→ Job
In the listing that follows, retype every line from the first through the one containing "W, H = 688, 899". Pictures are to be left out.

→ Provided material
---------------

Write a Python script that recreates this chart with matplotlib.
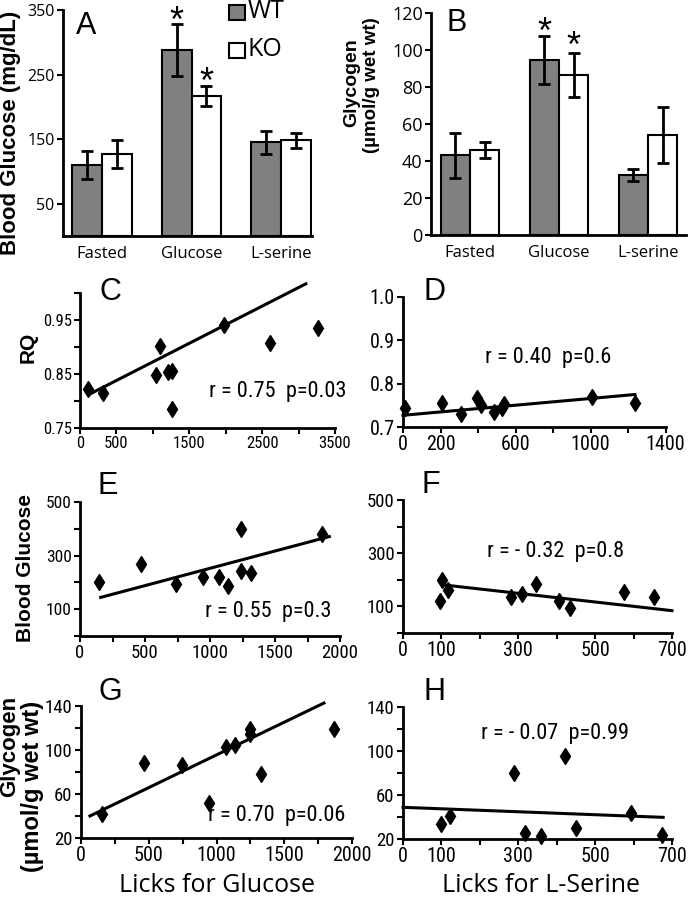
import matplotlib
matplotlib.use('Agg')
import matplotlib.pyplot as plt
import numpy as np
from matplotlib.patches import Rectangle
from matplotlib import font_manager as fm
from matplotlib.font_manager import FontProperties

W, H = 688, 899

# ---------------- data ----------------
conditions = ['Fasted', 'Glucose', 'L-serine']
bg_wt = [110, 288, 145]
bg_wt_err = [21, 40, 18]
bg_ko = [127, 217, 148]
bg_ko_err = [22, 16, 12]

gly_wt = [43, 94.5, 32.5]
gly_wt_err = [12, 13, 3.3]
gly_ko = [46, 86.5, 54]
gly_ko_err = [4.5, 12, 15]

# C: RQ vs licks for glucose
c_licks = [114, 320, 1039, 1098, 1212, 1258, 1267, 1976, 2608, 3271]
c_rq = [0.823, 0.814, 0.848, 0.902, 0.854, 0.856, 0.785, 0.941, 0.908, 0.936]
c_fit_x = [137, 3100]
c_fit_y = [0.813, 1.017]

# D: RQ vs licks for L-serine
d_licks = [10, 206, 309, 393, 414, 487, 526, 539, 1010, 1237]
d_rq = [0.745, 0.755, 0.729, 0.768, 0.750, 0.734, 0.745, 0.754, 0.769, 0.755]
d_fit_x = [0, 1237]
d_fit_y = [0.727, 0.775]

# E: blood glucose vs licks for glucose
e_licks = [149, 469, 736, 944, 1067, 1138, 1241, 1241, 1318, 1859]
e_bg = [200, 269, 194, 221, 219, 186, 399, 244, 234, 381]
e_fit_x = [159, 1918]
e_fit_y = [144, 371]

# F: blood glucose vs licks for L-serine
f_licks = [97, 101, 118, 281, 309, 345, 406, 435, 574, 652]
f_bg = [122, 200, 162, 135, 146, 185, 122, 94, 156, 135]
f_fit_x = [104, 700]
f_fit_y = [181, 84]

# G: glycogen vs licks for glucose
g_licks = [153, 467, 743, 945, 1070, 1137, 1247, 1247, 1326, 1869]
g_gly = [42, 88.4, 86.3, 51.7, 102.9, 104.4, 119.5, 115, 78.2, 119.5]
g_fit_x = [66, 1793]
g_fit_y = [40, 142.7]

# H: glycogen vs licks for L-serine
h_licks = [100, 123, 290, 317, 358, 421, 451, 594, 675]
h_gly = [33.6, 40.9, 80.3, 25.7, 22.7, 95.5, 30.3, 43.9, 23.6]
h_fit_x = [0, 677]
h_fit_y = [48.8, 39.7]

stats_text = {
    'C': 'r = 0.75  p=0.03',
    'D': 'r = 0.40  p=0.6',
    'E': 'r = 0.55  p=0.3',
    'F': 'r = - 0.32  p=0.8',
    'G': 'r = 0.70  p=0.06',
    'H': 'r = - 0.07  p=0.99',
}

# ---------------- fonts ----------------
ARIAL = ['Liberation Sans', 'DejaVu Sans']
HUMAN = ['Open Sans', 'DejaVu Sans']


def find_narrow():
    named = ['Liberation Sans Narrow', 'Arial Narrow', 'Roboto Condensed']
    for p in named:
        for f in fm.fontManager.ttflist:
            fn = f.fname.lower()
            if f.name == p and f.style == 'normal' and 'bold' not in fn and 'light' not in fn \
                    and 'italic' not in fn and 'thin' not in fn and 'medium' not in fn and 'black' not in fn:
                return f.fname
    for f in fm.fontManager.ttflist:
        fn = f.fname.lower()
        if f.stretch in ('condensed', 'semi-condensed') and f.style == 'normal' \
                and 'bold' not in fn and 'light' not in fn and 'italic' not in fn and 'oblique' not in fn:
            return f.fname
    return None


NARROW_PATH = find_narrow()


def nfp(size):
    if NARROW_PATH:
        return FontProperties(fname=NARROW_PATH, size=size)
    return FontProperties(family='Liberation Sans', size=size * 0.84)


GRAY = '#808080'

fig = plt.figure(figsize=(W / 100, H / 100), dpi=100)


def add_ax(x0, y0, x1, y1):
    return fig.add_axes([x0 / W, 1 - y1 / H, (x1 - x0) / W, (y1 - y0) / H])


def ftext(x, y, s, **kw):
    return fig.text(x / W, 1 - y / H, s, **kw)


def style_axes(ax):
    for s in ['top', 'right']:
        ax.spines[s].set_visible(False)
    for s in ['left', 'bottom']:
        ax.spines[s].set_linewidth(2)


def bar_panel(ax, wt, wte, ko, koe, ylim, yticks, stars, xlim, yfs):
    x = np.arange(len(conditions))
    bw = 0.33
    ekw = dict(ecolor='black', elinewidth=2, capsize=4, capthick=2)
    ax.bar(x - bw / 2, wt, bw, color=GRAY, edgecolor='black', linewidth=1.5,
           yerr=wte, error_kw=ekw, zorder=2)
    ax.bar(x + bw / 2, ko, bw, color='white', edgecolor='black', linewidth=1.5,
           yerr=koe, error_kw=ekw, zorder=2)
    for (dx, sy) in stars:
        ax.text(1 + dx * bw / 2, sy, '*', ha='center', va='baseline',
                fontsize=26, family=ARIAL, clip_on=False)
    ax.set_xlim(xlim)
    ax.set_ylim(ylim)
    ax.set_yticks(yticks)
    ax.set_xticks(x)
    ax.set_xticklabels(conditions, family=HUMAN, fontsize=12)
    ax.tick_params(axis='x', length=0, pad=7)
    ax.tick_params(axis='y', direction='out', length=4, width=1.5, pad=2,
                   labelsize=yfs)
    for lab in ax.get_yticklabels():
        lab.set_family(HUMAN)
    style_axes(ax)


# ---------------- panel A ----------------
axA = add_ax(63, 10, 312, 236)
bar_panel(axA, bg_wt, bg_wt_err, bg_ko, bg_ko_err, (0, 350), [50, 150, 250, 350],
          [(-1, 316), (1, 221.5)], (-0.436, 2.346), 11.5)
ftext(11, 133, 'Blood Glucose (mg/dL)', rotation=90, ha='center', va='center',
      fontsize=16, fontweight='bold', family=ARIAL)
ftext(86, 26, 'A', ha='center', va='center', fontsize=22, family=ARIAL)

# legend
fig.add_artist(Rectangle((229 / W, 1 - 20 / H), 16 / W, 15 / H, transform=fig.transFigure,
                         facecolor=GRAY, edgecolor='black', linewidth=1.5))
fig.add_artist(Rectangle((229 / W, 1 - 58 / H), 16 / W, 15 / H, transform=fig.transFigure,
                         facecolor='white', edgecolor='black', linewidth=1.5))
ftext(248, 12, 'WT', ha='left', va='center', fontsize=18, family=HUMAN)
ftext(248, 50, 'KO', ha='left', va='center', fontsize=18, family=HUMAN)

# ---------------- panel B ----------------
axB = add_ax(431, 13, 686, 235)
bar_panel(axB, gly_wt, gly_wt_err, gly_ko, gly_ko_err, (0, 120), list(range(0, 121, 20)),
          [(-1, 103.8), (1, 96.2)], (-0.438, 2.427), 13)
ftext(352, 83, 'Glycogen', rotation=90, ha='center', va='center',
      fontsize=14, fontweight='bold', family=ARIAL)
ftext(371, 85, '(\u00b5mol/g wet wt)', rotation=90, ha='center', va='center',
      fontsize=13.5, fontweight='bold', family=ARIAL)
ftext(457, 23, 'B', ha='center', va='center', fontsize=22, family=ARIAL)


# ---------------- scatter panels ----------------
def fmt_num(v, nd):
    return f'{v:.{nd}f}'


def scatter_panel(ax, x, y, fx, fy, xlim, xstep, xshow, ylim, ystep, yshow, ynd,
                  xfs, yfs, letter, lpos, stat, spos):
    ax.plot(x, y, ls='none', marker='d', ms=8.5, color='black', clip_on=False, zorder=3)
    ax.plot(fx, fy, color='black', lw=2.2, clip_on=False, zorder=2)
    ax.set_xlim(xlim)
    ax.set_ylim(ylim)
    xt = np.arange(xlim[0], xlim[1] + xstep * 0.01, xstep)
    ax.set_xticks(xt)
    ax.set_xticklabels([str(int(round(v))) if any(abs(v - s) < 1e-9 for s in xshow) else ''
                        for v in xt])
    yt = np.arange(ylim[0], ylim[1] + ystep * 0.01, ystep)
    ax.set_yticks(yt)
    ax.set_yticklabels([fmt_num(v, ynd) if any(abs(v - s) < 1e-9 for s in yshow) else ''
                        for v in yt])
    for lab in ax.get_xticklabels():
        lab.set_fontproperties(nfp(xfs))
    for lab in ax.get_yticklabels():
        lab.set_fontproperties(nfp(yfs))
    ax.tick_params(direction='out', length=4, width=1.5, pad=2)
    style_axes(ax)
    ftext(lpos[0], lpos[1], letter, ha='center', va='center', fontsize=22, family=ARIAL)
    ftext(spos[0], spos[1], stat, ha='center', va='center', fontproperties=nfp(16))


axC = add_ax(80, 293, 335, 428)
scatter_panel(axC, c_licks, c_rq, c_fit_x, c_fit_y, (0, 3500), 500, [0, 500, 1500, 2500, 3500],
              (0.75, 1.0), 0.05, [0.75, 0.85, 0.95], 2, 12, 12,
              'C', (110, 292), stats_text['C'], (278, 392))
ftext(28, 347, 'RQ', rotation=90, ha='center', va='center', fontsize=15,
      fontweight='bold', family=ARIAL)

axD = add_ax(403, 297, 665.5, 427)
scatter_panel(axD, d_licks, d_rq, d_fit_x, d_fit_y, (0, 1400), 200, [0, 200, 600, 1000, 1400],
              (0.7, 1.0), 0.1, [0.7, 0.8, 0.9, 1.0], 1, 14.5, 14.5,
              'D', (434, 292), stats_text['D'], (548, 357))

axE = add_ax(80, 502, 340, 636)
scatter_panel(axE, e_licks, e_bg, e_fit_x, e_fit_y, (0, 2000), 250, [0, 500, 1000, 1500, 2000],
              (0, 500), 100, [100, 300, 500], 0, 13.5, 12.5,
              'E', (108, 486), stats_text['E'], (268, 612))
ftext(26, 568, 'Blood Glucose', rotation=90, ha='center', va='center', fontsize=15,
      fontweight='bold', family=ARIAL)

axF = add_ax(403, 500, 672, 633)
scatter_panel(axF, f_licks, f_bg, f_fit_x, f_fit_y, (0, 700), 100, [0, 100, 300, 500, 700],
              (0, 500), 100, [100, 300, 500], 0, 14.5, 13.5,
              'F', (431, 485), stats_text['F'], (556, 551))

axG = add_ax(81, 706, 352, 838)
scatter_panel(axG, g_licks, g_gly, g_fit_x, g_fit_y, (0, 2000), 250, [0, 500, 1000, 1500, 2000],
              (20, 140), 20, [20, 60, 100, 140], 0, 14.5, 13.5,
              'G', (110, 692), stats_text['G'], (277, 816))
ftext(10, 746, 'Glycogen', rotation=90, ha='center', va='center', fontsize=16,
      fontweight='bold', family=ARIAL)
ftext(33, 786, '(\u00b5mol/g wet wt)', rotation=90, ha='center', va='center', fontsize=17,
      fontweight='bold', family=ARIAL)
ftext(217, 886, 'Licks for Glucose', ha='center', va='center', fontsize=18, family=HUMAN)

axH = add_ax(403, 707, 672, 839)
scatter_panel(axH, h_licks, h_gly, h_fit_x, h_fit_y, (0, 700), 100, [0, 100, 300, 500, 700],
              (20, 140), 20, [20, 60, 100, 140], 0, 14.5, 13.5,
              'H', (434, 692), stats_text['H'], (555, 734))
ftext(541, 886, 'Licks for L-Serine', ha='center', va='center', fontsize=18, family=HUMAN)

fig.savefig('out.png', dpi=100)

---------------

→ Answer to the exercise
Write a Python script that recreates this chart with matplotlib.
import matplotlib
matplotlib.use('Agg')
import matplotlib.pyplot as plt
import numpy as np
from matplotlib.patches import Rectangle
from matplotlib import font_manager as fm
from matplotlib.font_manager import FontProperties

W, H = 688, 899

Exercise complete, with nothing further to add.